Kara Yel
Posted: 31 Mart 2015 Salı by bülent usta in
0
Kar yağacak diyor, hem de çok yağacak,
yollar kapanacak, kimse evinden çıkamayacak… Sonra diyor, iktidar yanlısı
gazetelerin genel yayın yönetmenleri görevden alınmış. Bu çok önemsiz diyor, annelerinin
ayak kokusunu bilmeyen feministler dahil herkesi görevden alacaklarmış, solcuları,
işçileri, üniversite öğrencilerini, sanatçıları… Hatta yurt dışından gazetecileri,
devlet başkanlarını… O kadar çok görevden alacaklarmış ki, sıra kendilerine
geldiğinde görevden alınmaları için başka birine ya da e-postaya, telefona, telgrafa
ihtiyaç olmayacakmış; zeytin ağaçları, maden ocakları, fabrikalar, santral ya
da inşaat yapılmak istenen bağlar bahçeler fısıldayacaklarmış görevden alındıklarını…
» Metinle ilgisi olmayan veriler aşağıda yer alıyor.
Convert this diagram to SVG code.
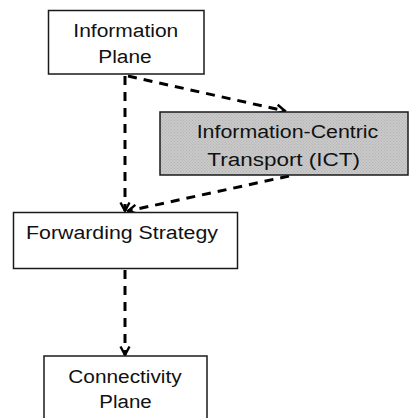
<svg xmlns="http://www.w3.org/2000/svg" width="409" height="418" viewBox="0 0 409 418">
<style>
.box{fill:#ffffff;stroke:#1a1a1a;stroke-width:1.5}
.ict{fill:url(#hatch);stroke:#1a1a1a;stroke-width:1.5}
.t{font-family:"Liberation Sans",Arial,sans-serif;font-size:18px;fill:#111111}
.c{fill:none;stroke:#000000;stroke-width:3;stroke-dasharray:9 7}
</style>
<defs>
<pattern id="hatch" width="3" height="3" patternUnits="userSpaceOnUse">
<rect width="3" height="3" fill="#c9c9c9"/>
<rect x="0" y="0" width="1" height="1" fill="#b4b4b4"/>
<rect x="1.5" y="1.5" width="1" height="1" fill="#b4b4b4"/>
</pattern>
<marker id="arr" viewBox="0 0 12 12" refX="10.5" refY="6" markerWidth="12" markerHeight="12" markerUnits="userSpaceOnUse" orient="auto">
<path d="M2,1.5 L10.5,6 L2,10.5" fill="none" stroke="#000000" stroke-width="2.4"/>
</marker>
</defs>
<g id="connectors">
<path class="c" d="M125,76 L125,211" marker-end="url(#arr)"/>
<path class="c" d="M128,76 L285,111" marker-end="url(#arr)"/>
<path class="c" d="M289,176 L128,211" marker-end="url(#arr)"/>
<path class="c" d="M125,270 L125,355" marker-end="url(#arr)"/>
</g>
<g id="information-plane">
<rect class="box" x="48.5" y="10.5" width="155.5" height="63.5"/>
<text class="t" x="73.3" y="36.7" textLength="105" lengthAdjust="spacingAndGlyphs">Information</text>
<text class="t" x="98.3" y="63.3" textLength="53.4" lengthAdjust="spacingAndGlyphs">Plane</text>
</g>
<g id="ict">
<rect class="ict" x="160" y="112" width="248" height="63"/>
<text class="t" x="196.7" y="138.3" textLength="181.6" lengthAdjust="spacingAndGlyphs">Information-Centric</text>
<text class="t" x="207.3" y="165.7" textLength="152.7" lengthAdjust="spacingAndGlyphs">Transport (ICT)</text>
</g>
<g id="forwarding-strategy">
<rect class="box" x="13.5" y="212.5" width="224" height="56"/>
<text class="t" x="26" y="239.3" textLength="192" lengthAdjust="spacingAndGlyphs">Forwarding Strategy</text>
</g>
<g id="connectivity-plane">
<rect class="box" x="44" y="356" width="163" height="70"/>
<text class="t" x="68.3" y="383.3" textLength="113.4" lengthAdjust="spacingAndGlyphs">Connectivity</text>
<text class="t" x="99.3" y="408.3" textLength="52.4" lengthAdjust="spacingAndGlyphs">Plane</text>
</g>
</svg>
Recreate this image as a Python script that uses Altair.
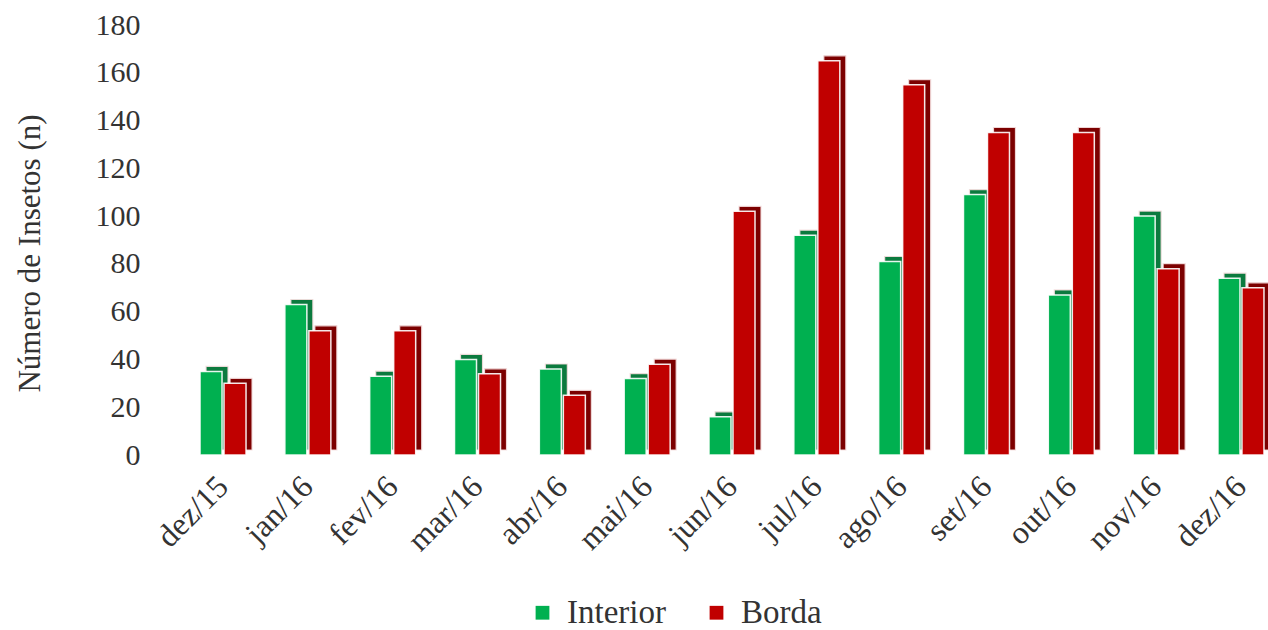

Zaten sürekli fısıldıyorlarmış, fısıltılar şimdilik geceleri rüyalarına girip
yataklarından sıçratıyormuş onları… Deliliği uyandıran bir sesmiş o, Latin
Amerika’da “Kara Yel” diyorlarmış, bir kere pencere açılıp odaya sızarsa,
duvardaki bir tabloyu düşürür gibi sahte olan ne varsa söküp atıyormuş insanın
içinden…
Çok kar yağacakmış, o kadar çok yağacakmış
ki, kimse içinden çıkamayacak, ellerini ovuştura ovuştura içlerinde ateş
yakacaklarmış; hani şu köze dönen ateşi alevlendireceklermiş. Sonra herkes o
ateşin başında, kendi gölgeleriyle karşılaşacakmış, her zamankinden farklı
olarak konuşacakmış o gölgeler. İnsanlar, konuşan bir gölgeleri olduğu için
önce çok korkacaklarmış ama daha fenası o gölgeler, kendilerine söylenen
yalanları birer birer yüzlerine vuracaklarmış, çünkü mutlu değillermiş, kandırılmış,
aşağılanmış ve sömürülmüş oldukları için öfke dolu olacaklarmış; ayrılmak
isteyeceklermiş, ayrılıp çok uzaklara gitmek... Çünkü yaşadığımız bu hayat
kocaman bir toplama kampına dönüşüyormuş; devletin polisiyle, idari
kurumlarıyla gündelik hayatın her yerine burnunu soktuğu, dahası, moleküler bir
biçimde okula, aileye, bilinçaltına nüfuz ederek her gölgeye Guattari’nin “evrensel
suçluluk duygusu” dediği şeyi damıtıyormuş… Hani, toplama kampından sağ
çıkanların yaşadığı o duyguya benziyormuş; hayatta kalmayı suç ortaklığına
dönüştürmüşler, böyle dönüyormuş düzenin çarkları. Ama birileri o ateşin
başında gölgeleriyle dans edecekmiş, suçluluk duyguları ateşte yanıp kül
olurken.
Ben demiyorum bunları, o diyor, yani
gölgem… Bana, diri ol diyor, sokağa çıkartıp insanların arasına karıştırıyor,
Ece Ayhan’ın bir dizesini fısıldıyor kulağıma sürekli, “Artık atının üzerinde
sevişmeye alışmalısın…” Benimle birlikte kitaplar okuyor, Guattari’nin “Kaçış
Çizgileri” kitabını okumuştuk geçen gece, elektrikler kesikti ve Kara Yel
pencereden girip mumu söndürmeden yanımıza kıvrılmıştı. Demişti ki o gece,
iktidarlar ne kadar gerçeği dondurmaya çalışırsa çalışsın, salgınlar, krizler, savaşlar,
istilalar, isyanlar gibi büyük olaylar, moleküler düzeyde başkalaşımlara yol açacak.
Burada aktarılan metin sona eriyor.